In this film, Al Jazeera finds out how the organisation is transforming the lives of Kenyan prisoners.
Hashim’s School of Hope
In the Malaysian capital of Kuala Lumpur, 44-year-old Myanmar refugee Hashim Kassim struggles to raise funds to keep his religious school open, while working hard to prepare two bright students for a Quran recitation competition.
Hashim, a refugee for 17 years himself, cares for 200 Myanmar Muslim and Rohingya refugee students. Many are orphans living in his school, with the numbers expanding as Muslim refugees flee violence in Myanmar. Can he raise enough funds to keep his school open and will his students win the Quran competition?
Afghanistan: School Scandal
Most Afghan girls are still out of school, despite hopes that more women would have a chance to get an education following the Taliban’s fall from power in 2001, and the international community donating billions of dollars in aid.
Critics point to corruption within Afghanistan‘s education system, lack of oversight by donors and social attitudes that remain deeply discriminatory against girls.
Since 16-year-old Mahnoz Aliyar started coming to Sayedul Shohada School in grade one, the number of girls has more than doubled. It is a welcome sign of progress but now the school cannot accommodate all of its 14,000 students, and the overcrowding means that girls study outside.
Al Jazeera’s 101 East gets rare access to go inside the Sayedul Shohada School in Kabul. They meet the girls desperate to get an education and investigate whether the international community and the Afghan government is failing to honour their promise to educate a generation of girls.
Educating Black Boys
Baltimore, a port city in the United States, has a long history of racial segregation, and its law enforcement has been accused of unfair policing in predominantly black neighbourhoods.
Many believe that the stereotyping of black people starts at an early age in the US – as early as grade school.
Embarking on a personal journey, Al Jazeera’s Tony Harris returns to his hometown to examine how the education system has failed black boys and reflects upon why he managed to make it out successfully while so many of his friends did not.
Shattered Dreams
Between 2007 and 2008, the number of students from Bangladesh travelling to the UK for education more than quadrupled. Many were from modest families who emptied their pockets to send their teenagers abroad for a prestigious British degree. After being promised a world-class education they often arrived in the UK ill-prepared and victims of fraud.
Many students discovered that the prestigious university they were expecting to study at was a private college and often no more than a couple of rooms above an Indian restaurant.
Al Jazeera World speaks to Bangladeshi students who fell victim of scams, largely through the malpractice of agents in their own country in collusion with now-defunct private colleges in the UK.

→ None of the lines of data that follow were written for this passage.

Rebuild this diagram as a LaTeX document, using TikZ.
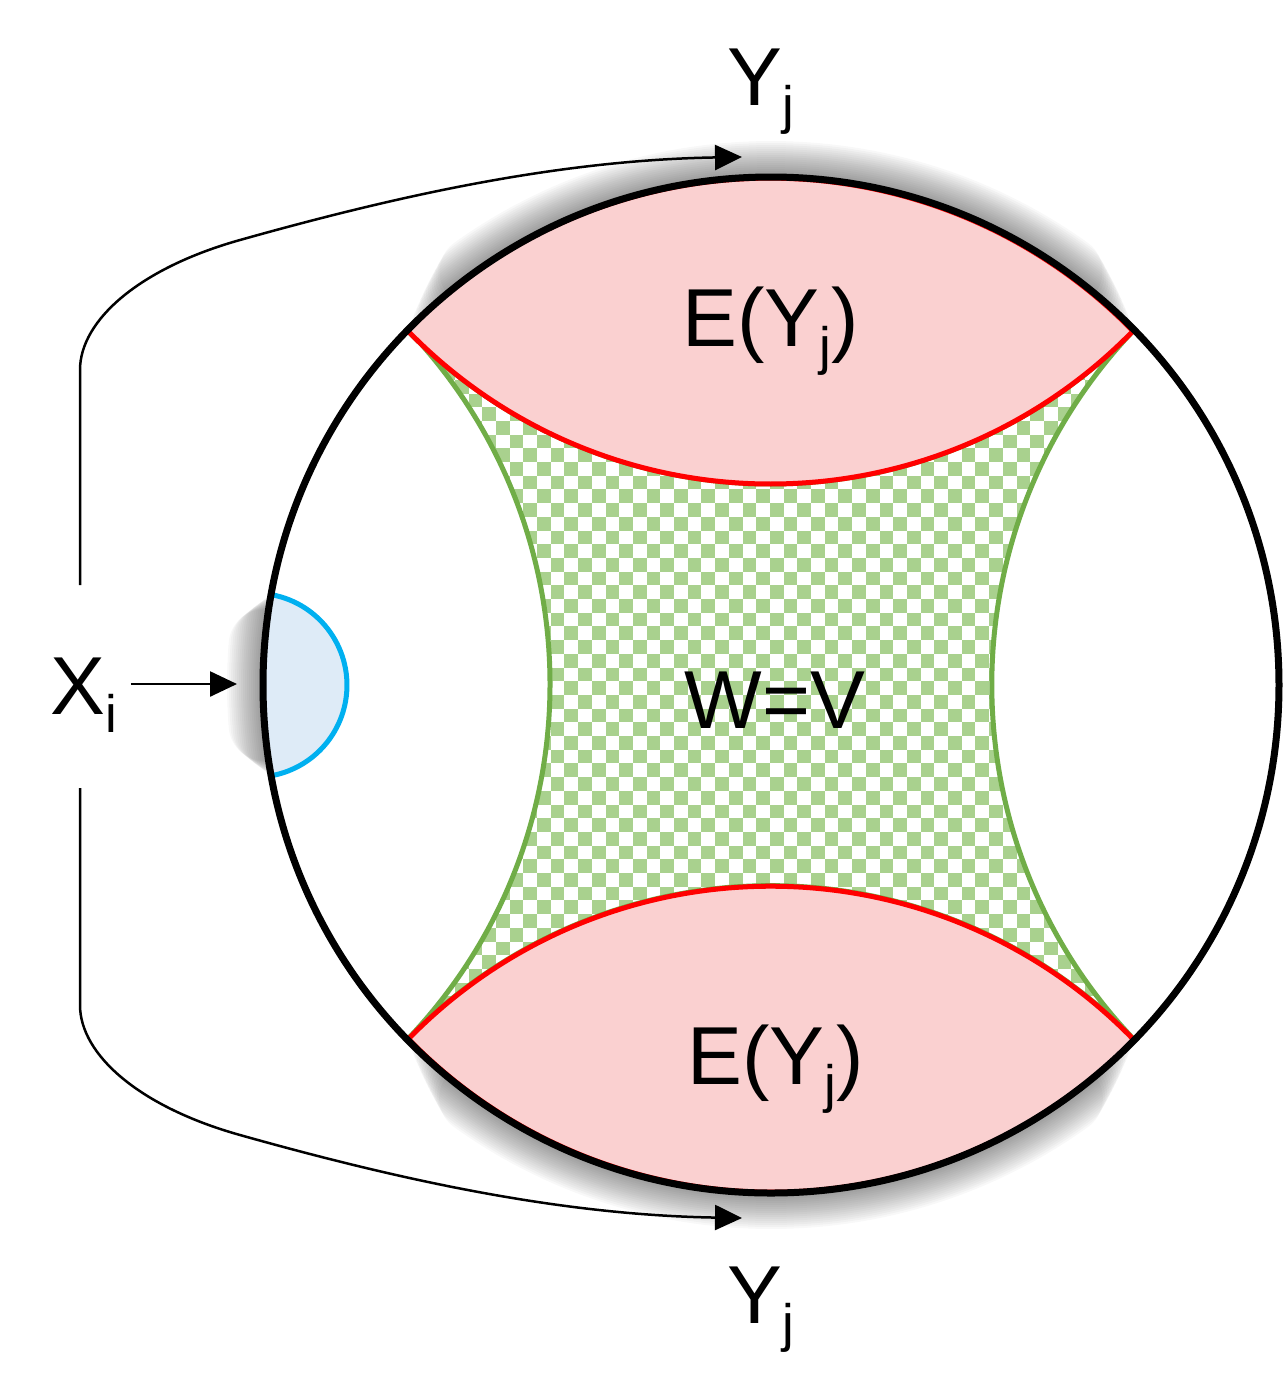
\documentclass[tikz,border=0pt]{standalone}
\usepackage{fontspec}
\setmainfont{Liberation Sans}
\usetikzlibrary{arrows.meta}

\definecolor{capfill}{RGB}{250,208,208}
\definecolor{capline}{RGB}{255,0,0}
\definecolor{wline}{RGB}{112,173,71}
\definecolor{wcheck}{RGB}{169,209,142}
\definecolor{xfill}{RGB}{222,235,247}
\definecolor{xline}{RGB}{0,176,240}

\newcommand{\lsub}[1]{\raisebox{-5.4pt}{\fontsize{15}{15}\selectfont #1}}
% regions (pixel units, y down)
\newcommand{\capTop}{(408,331) arc[start angle=135.76,end angle=44.24,radius=506]
  arc[start angle=-44.35,end angle=-135.65,radius=508] -- cycle}
\newcommand{\capBot}{(1133,1039) arc[start angle=-44.27,end angle=-135.73,radius=506]
  arc[start angle=135.7,end angle=44.3,radius=508] -- cycle}
\newcommand{\regionW}{(408,331) arc[start angle=135.76,end angle=44.24,radius=506]
  arc[start angle=223.53,end angle=136.47,radius=513.6]
  arc[start angle=-44.27,end angle=-135.73,radius=506]
  arc[start angle=43.6,end angle=-43.6,radius=513.6] -- cycle}
\newcommand{\lensX}{(271.1,594.6) arc[start angle=-79.9,end angle=79.9,radius=92]
  arc[start angle=169.75,end angle=190.25,radius=508] -- cycle}

\begin{document}
\begin{tikzpicture}[x=0.1mm, y=-0.1mm,
  lbl/.style={inner sep=0pt, font=\fontsize{23.4}{28}\selectfont},
  arr/.style={-{Triangle[length=2.7mm, width=2.5mm]}, line width=0.25mm},
  shade/.style={black, opacity=0.028, line cap=round},
  edge/.style={line width=0.5mm}]
\useasboundingbox (0,0) rectangle (1284,1392);

% soft shadows (outer rims only)
\foreach \w in {4,8,...,72} {
  \pgfmathsetmacro{\d}{\w*0.14}
  \draw[shade, line width=\w*0.1mm] ([shift={(-135.65+\d:508)}]771,685)
    arc[start angle=-135.65+\d, end angle=-44.35-\d, radius=508];
  \draw[shade, line width=\w*0.1mm] ([shift={(135.7-\d:508)}]771,685)
    arc[start angle=135.7-\d, end angle=44.3+\d, radius=508];
  \pgfmathsetmacro{\e}{\w*0.08}
  \draw[shade, line width=\w*0.1mm] ([shift={(169.75+\e:508)}]771,685)
    arc[start angle=169.75+\e, end angle=190.25-\e, radius=508];
}
\fill[white] (771,685) circle[radius=508];

% W=V region
\begin{scope}
  \clip \regionW;
  \foreach \i in {0,...,26}
    \foreach \j in {0,...,26} {
      \fill[wcheck] ({400+2*\i*13.7},{325+2*\j*13.7}) rectangle ++(13.7,13.7);
      \fill[wcheck] ({400+(2*\i+1)*13.7},{325+(2*\j+1)*13.7}) rectangle ++(13.7,13.7);
    }
\end{scope}
\draw[wline, edge] \regionW;

% wedges
\filldraw[fill=capfill, draw=capline, edge] \capTop;
\filldraw[fill=capfill, draw=capline, edge] \capBot;
\fill[xfill] \lensX;
\draw[xline, edge] (271.1,594.6) arc[start angle=-79.9,end angle=79.9,radius=92];
\draw[line width=0.7mm] (771,685) circle[radius=508];

% labels
\node[lbl, anchor=base west] (yTop) at (727,105) {Y\lsub{j}};
\node[lbl, anchor=base west] (yBot) at (727,1323) {Y\lsub{j}};
\node[lbl, anchor=base west, inner xsep=1.3mm] (xi) at (37,714) {X\lsub{i}};
\node[lbl, anchor=base west] (eTop) at (682,346) {E(Y\lsub{j})};
\node[lbl, anchor=base west] (eBot) at (687,1084) {E(Y\lsub{j})};
\node[lbl, anchor=base west] (wv) at (684,728) {W=V};

% arrows
\coordinate (xtip) at (237,684);
\coordinate (topstart) at (80,585);
\coordinate (toptip) at (742,157);
\coordinate (botstart) at (80,788);
\coordinate (bottip) at (742,1218);
\draw[arr] (xi.east |- xtip) -- (xtip);
\draw[arr] (topstart) -- (80,370) .. controls (80,320) and (140,268) .. (240,240)
  .. controls (400,195) and (560,160) .. (toptip);
\draw[arr] (botstart) -- (80,1005) .. controls (80,1055) and (140,1107) .. (240,1135)
  .. controls (400,1180) and (560,1215) .. (bottip);
\end{tikzpicture}
\end{document}
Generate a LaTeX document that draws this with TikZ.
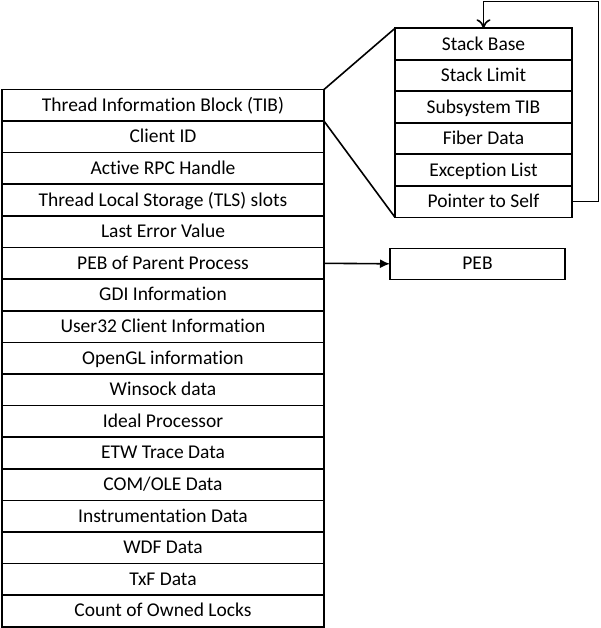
\documentclass[tikz,border=0pt]{standalone}
\usepackage{fontspec}
\setmainfont{Carlito}[Ligatures=NoCommon]
\usetikzlibrary{arrows.meta,positioning}

\tikzset{
  cell/.style={draw, line width=1.6pt, outer sep=0pt, inner sep=0pt,
    minimum width=322pt, minimum height=31.6pt,
    text height=16pt, text depth=4pt,
    font=\fontsize{19.5}{23}\selectfont},
  tibcell/.style={cell, minimum width=177pt, minimum height=31.5pt},
  link/.style={line width=1.6pt}
}

\begin{document}
\begin{tikzpicture}[x=1pt,y=-1pt]
      \useasboundingbox (0,0) rectangle (600,628);
      % thread environment block
      \node[cell] (tib) at (163,105.3) {Thread Information Block (TIB)};
      \node[cell, below=0pt of tib] (cid) {Client ID};
      \node[cell, below=0pt of cid] (rpc) {Active RPC Handle};
      \node[cell, below=0pt of rpc] (tls) {Thread Local Storage (TLS) slots};
      \node[cell, below=0pt of tls] (err) {Last Error Value};
      \node[cell, below=0pt of err] (ppeb) {PEB of Parent Process};
      \node[cell, below=0pt of ppeb] (gdi) {GDI Information};
      \node[cell, below=0pt of gdi] (user) {User32 Client Information};
      \node[cell, below=0pt of user] (ogl) {OpenGL information};
      \node[cell, below=0pt of ogl] (wsock) {Winsock data};
      \node[cell, below=0pt of wsock] (ideal) {Ideal Processor};
      \node[cell, below=0pt of ideal] (etw) {ETW Trace Data};
      \node[cell, below=0pt of etw] (com) {COM/OLE Data};
      \node[cell, below=0pt of com] (instr) {Instrumentation Data};
      \node[cell, below=0pt of instr] (wdf) {WDF Data};
      \node[cell, below=0pt of wdf] (txf) {TxF Data};
      \node[cell, below=0pt of txf] (locks) {Count of Owned Locks};
      % TIB fields
      \node[tibcell] (sbase) at (483.5,44.05) {Stack Base};
      \node[tibcell, below=0pt of sbase] (slimit) {Stack Limit};
      \node[tibcell, below=0pt of slimit] (subtib) {Subsystem TIB};
      \node[tibcell, below=0pt of subtib] (fiber) {Fiber Data};
      \node[tibcell, below=0pt of fiber] (exc) {Exception List};
      \node[tibcell, below=0pt of exc] (self) {Pointer to Self};
      \node[tibcell, minimum width=175pt, minimum height=31pt] (peb) at (477.5,263.8) {PEB};
      \coordinate (loop) at (598.5,1.5);
      \draw[link] (tib.north east) -- (sbase.north west);
      \draw[link] (tib.south east) -- (self.south west);
      \draw[link,-{Latex[length=10pt,width=9pt]}] (ppeb.east) -- (peb.west);
      \draw[link,-{To[length=9pt,width=14pt]}] (self.east) -| (loop) -| (sbase.north);
\end{tikzpicture}
\end{document}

Editor’s note: Since the film was made, the rules governing the accreditation of private colleges by the UK Border Agency have changed. Institutions now have to be on a list of highly trusted sponsors before they are able to get visas for their prospective students.
Educating Igor
Igor and his siblings grew up in a Roma settlement in eastern Slovakia.
They have faced racism, discrimination and even violence that targets “gypsies”.
After experiencing an assault by local police, Igor decides to return to school with the support of his older sister Irma.
He is committed to getting a proper education so that he can join his sister, Irma, as an accredited teacher working with the young children in his impoverished settlement.
Al Jazeera’s Witness follows Igor as he tries to use education to change the future for the children in their community.